Computed tomography (CT or CAT) scan. A CT scan creates a three-dimensional picture of the inside of the body with an x-ray machine. A computer then combines these images into a detailed, cross-sectional view that shows any abnormalities or tumors. Sometimes, a contrast medium (a special dye) is injected into a vein to provide better detail.

Magnetic resonance imaging (MRI). An MRI uses magnetic fields, not x-rays, to produce detailed images of the body. A contrast medium may be injected into a patient's vein to create a clearer picture.

Lumbar puncture (spinal tap). A lumbar puncture is a procedure in which a doctor uses a needle to take a sample of cerebral spinal fluid (CSF) to look for cancer cells, blood, or tumor markers (substances found in higher than normal amounts in the blood, urine, or body tissues of people with certain kinds of cancer). CSF is the fluid that flows around the brain and the spinal cord. The child is given an anesthetic that numbs the lower back before the procedure. For patients with medulloblastoma, doctors usually perform a lumbar puncture after the tumor is removed through surgery.

Stages

Staging is a way of describing the size of a tumor, where it is located, if it is cancerous or where it has spread, and whether it is affecting the functions of other organs in the body. Doctors use diagnostic tests to determine the tumor's stage, so staging may not be complete until all of the tests are finished. Knowing the stage helps the doctor to decide what kind of treatment is best and can help predict a patient's prognosis (chance of recovery). There are different stage descriptions for different types of cancer.

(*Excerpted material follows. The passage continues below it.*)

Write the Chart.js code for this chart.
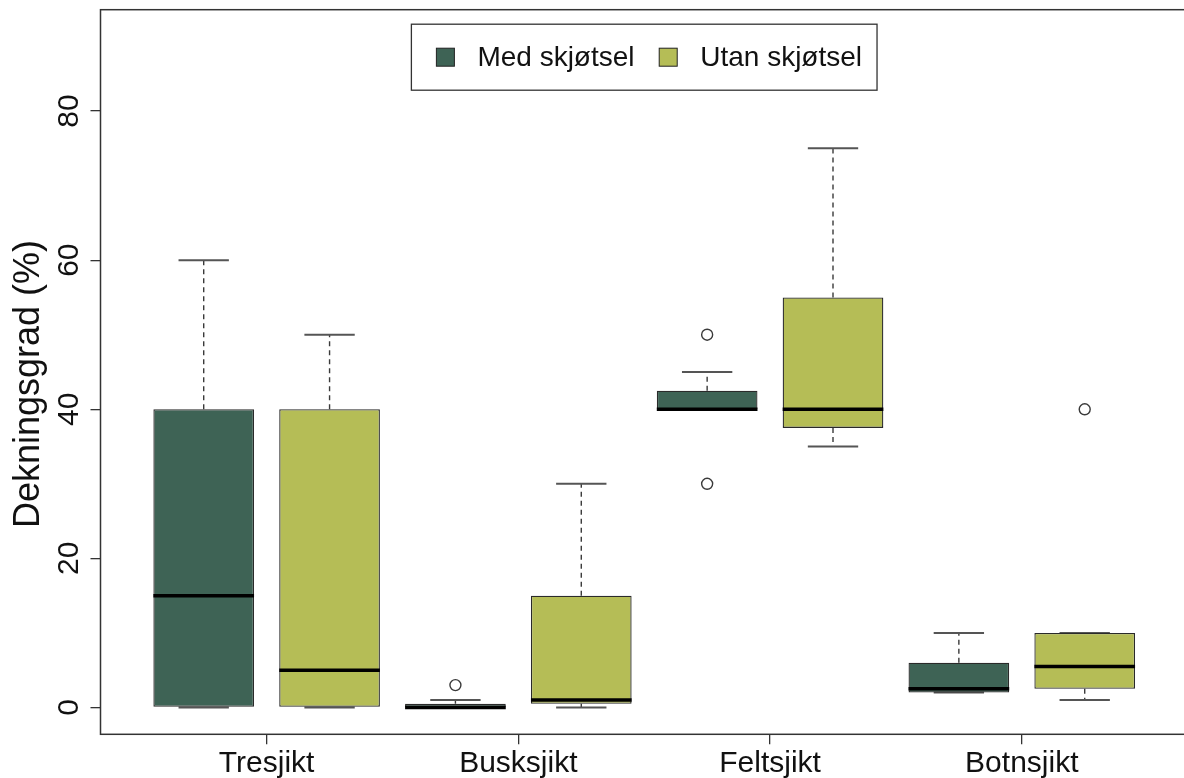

Medulloblastoma in children is classified as either standard (average) risk or high risk, depending on the following factors: the child's age, how much of the tumor remains after surgery, and whether the tumor has spread.

Standard-risk tumor. The tumor is almost completely removed during surgery, meaning that less than 1.5 cubic centimeters of the tumor remains after surgery. The tumor is in the very back part of the brain and has not spread to other areas of the brain and spinal cord.

High-risk tumor. This type of tumor has either spread to other parts of the brain or the spine, or it has not spread but more than 1.5 cubic centimeters of tumor remains after surgery.

Recurrent tumor. A recurrent tumor is a tumor that comes back after treatment. It may recur in the brain, spine, spinal fluid or very rarely elsewhere in the body. If there is a recurrence, the tumor may need to be staged again (called re-staging) using the system above.